Sprawa Brunona K. – który z racji swoich pirotechnicznych zainteresowań połączonych ze skrajnie nacjonalistycznymi poglądami, mógł doprowadzić do niewyobrażalnej tragedii – na nowo postawiła pytanie, czy jesteśmy dostatecznie zabezpieczeni przed terrorystami. Mimo, iż po zatrzymaniu Brunona K. prokuratura i ABW otrąbiają sukces, to odpowiedź na to pytanie musi być negatywna.
Przewodniczący Stronnictwa Demokratycznego, b. Prezydent Warszawy
Wiele wskazuje na to, że w Polsce prawdziwe zabezpieczenie przed zamachami zacznie się dopiero po pierwszym takim tragicznym wydarzeniu. Nie sposób znaleźć racjonalne wytłumaczenie, dlaczego – mimo wiedzy, iż może nas coś złego spotkać – nie chcemy się przed złem zabezpieczyć. Dotyczy to z resztą nie tylko zamachów. Wystarczy spojrzeć, jak Polacy ubezpieczają się na wypadek powodzi, pożaru, wichury i tym podobnych zdarzeń.
Jedni tłumaczą to atawistycznym lękiem przed „zapeszeniem", bo – jak niektórzy mawiają – gdy zaczniemy się przygotowywać na zamachy, to je wywołamy. Tak jak byśmy uruchamiali coś na kształt samo sprawdzającej się przepowiedni. Można wskazać też i inny powód. – „Przecież jak zaczniemy ogradzać Sejm, to uznają, że jesteśmy tchórzami i że izolujemy się od ludzi – mówi mi jeden z liderów PO i dodaje: – Zabiją nas śmiechem".
Lepiej śmiechem niż bombą – odpowiadam, ale bez nadziei, że zmieni to nastawienie tych, którzy w tej sprawie powinni podjąć racjonalne decyzje. Bo nasz kraj pełny jest macho prężących muskuły, co to „ani kulom, ani bombom się nie kłaniają”.
Taka „chojracka” postawa nie jest przejawem męstwa, lecz wyrazem głupoty i bylejakości. Apeluję, by zacząć wreszcie stosować u nas przyjęte u innych i sprawdzone standardy bezpieczeństwa. A z punktu widzenia tych standardów, takie jak u nas zabezpieczenie parlamentu lub siedziby rządu, musi w wariancie optymistycznym wzbudzać pusty śmiech, a w wariancie pesymistycznym – przyciągnąć terrorystów.

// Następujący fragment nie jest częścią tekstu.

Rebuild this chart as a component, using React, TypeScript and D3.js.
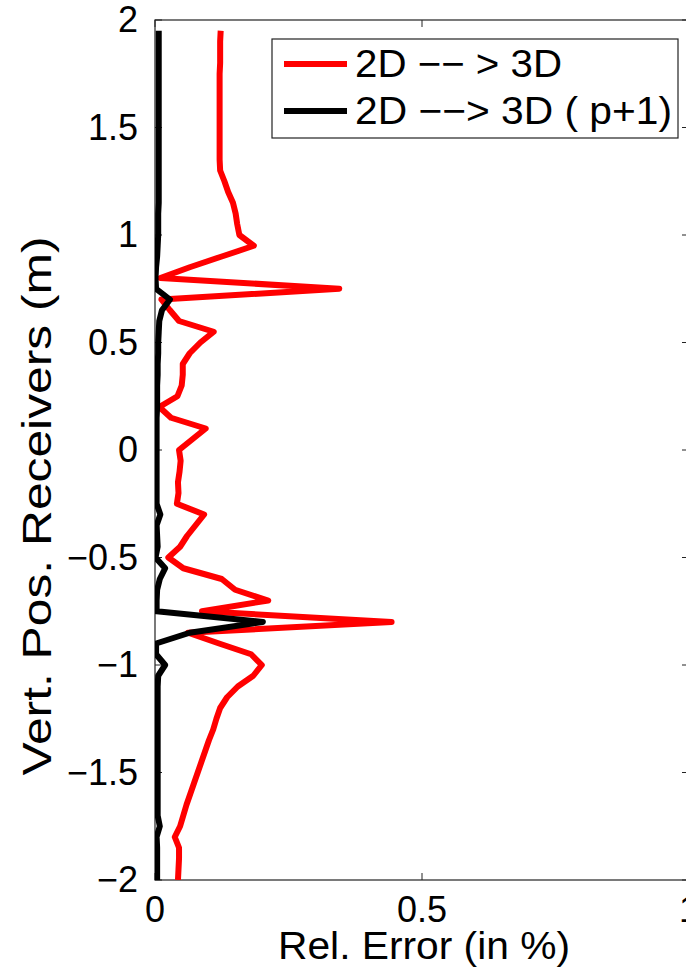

I na koniec – ta sprawa nie powinna dzielić politycznie. Jeśli bowiem wprowadzimy u nas właściwe standardy bezpieczeństwa, to skutecznie będą one w przyszłości chronić każde demokratycznie wybrane władze naszego państwa – niezależnie od tego, czy będą się one wywodzić z dzisiejszego obozu władzy, czy z dzisiejszej opozycji.